Danny Briere's first-period goal proved to be the only one the Flyers needed. (Yong Kim / Staff Photographer)

However you look at it, we are witnessing a bludgeoning. The Flyers are the walking, talking, skating, winning definition of "role reversal," and it feels just fine -- for now.

They beat the Montreal Canadiens again last night, 3-0, at the Wachovia Center. They lead the NHL Eastern Conference finals by two games to none, with Game 3 on Thursday night in Montreal. They are two wins away from their first trip to the Stanley Cup finals since 1997. Things could not be going better, except for the fact that they really aren't playing all that dynamically, except on their power play. In fact, they are looking at a mirror image of their second-round playoff series against Boston.

In that one, the Flyers really played pretty well against the Bruins, and got better from game to game, and still managed to lose Games 1, 2 and 3. In this series, it is the Canadiens who are getting better but also have nothing to show for it.

Still and all, this is a pounding. Going back to the first period of Game 7 against Boston, the Flyers have now scored 13 unanswered goals -- four against the Bruins, six against the Canadiens in Game 1, and three last night. They are beyond opportunistic, too -- their first two goals in Game 2 were scored in only 13 shots.

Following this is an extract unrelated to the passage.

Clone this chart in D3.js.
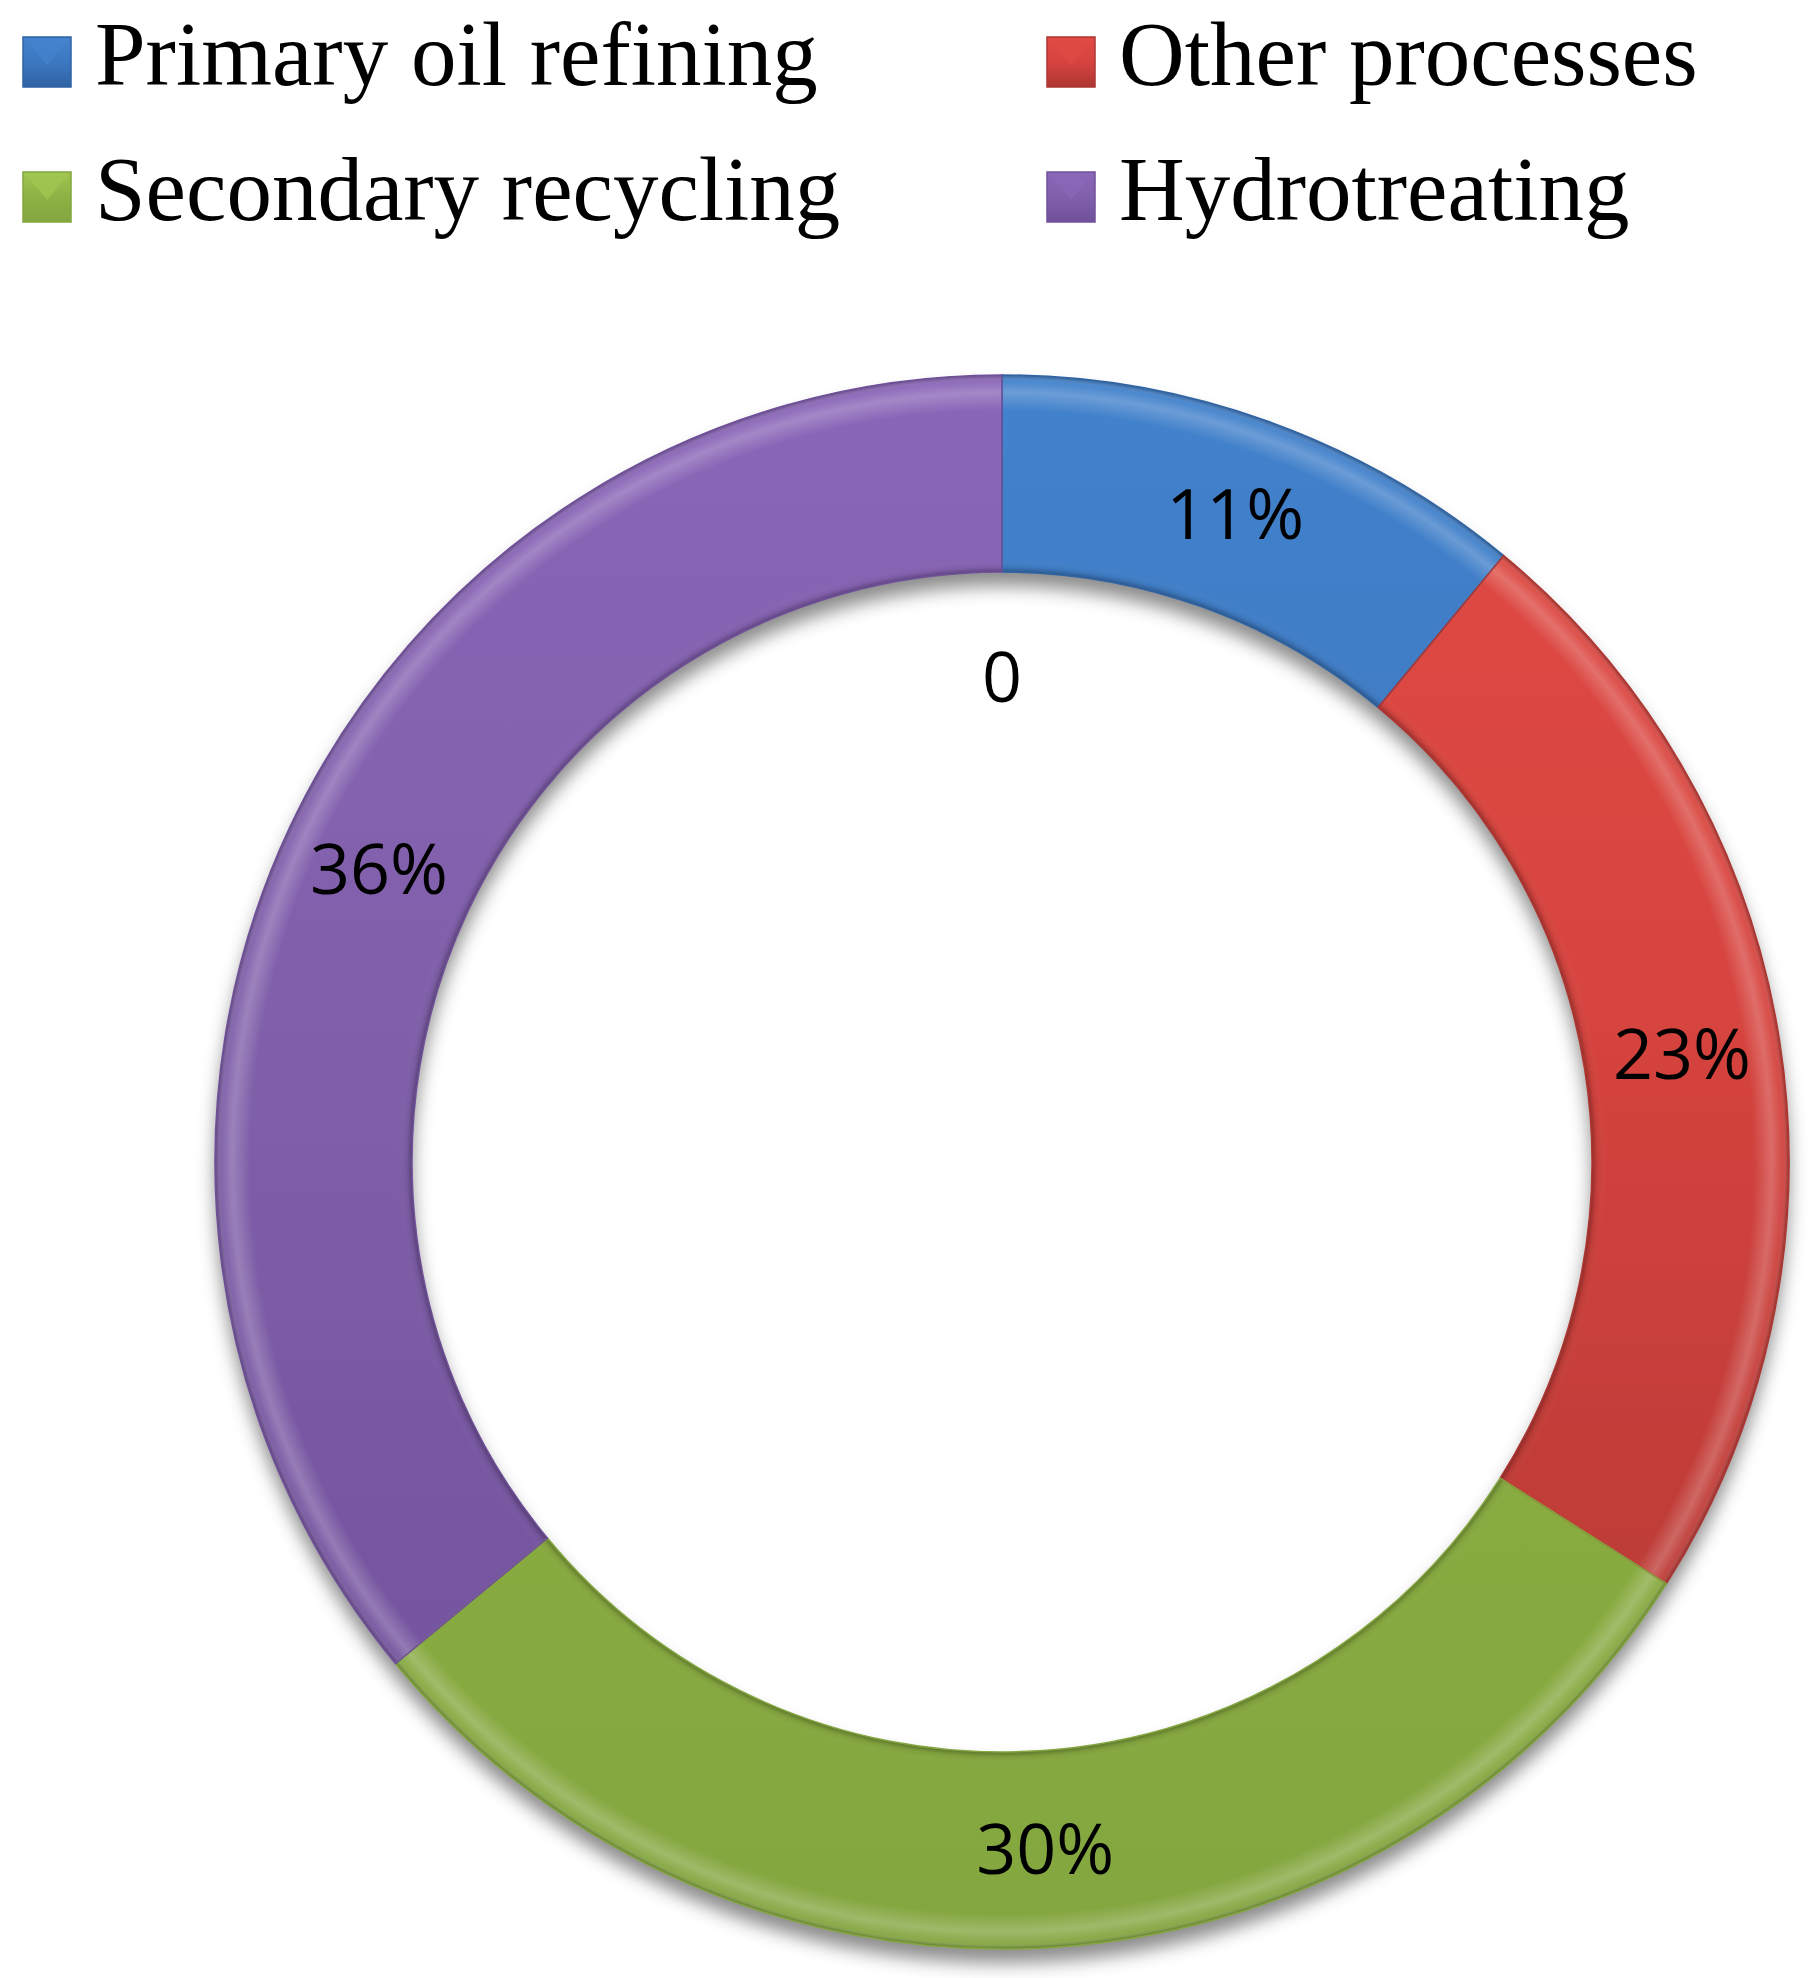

And even though the Canadiens did have their moments, and Flyers goaltender Michael Leighton deserves a lot of the credit for keeping them in the game at the start -- especially in the middle of the first period, when he made a series of in-close stops during a Montreal power play -- Montreal has really had trouble creating any kind of sustained or effective traffic in front of the Flyers' goal. Their unwillingness or inability to play that kind of game is killing them right now.

As for the Flyers, they scored one dirty goal -- by Simon Gagne in front, on a rebound kept alive by Ville Leino -- sandwiched by a Danny Briere rocket from the circle in the first period and a third-period Leino shot that somehow got through the glove of Canadiens goaltender Jaroslav Halak -- who has not looked exactly otherwordly in either game of the series.

You wonder if the Canadiens will be able to find some solace in this, someplace. Because they did do some good things. But their refusal to do the hard things makes you wonder. As for the Flyers, they seem to love doing the hard things.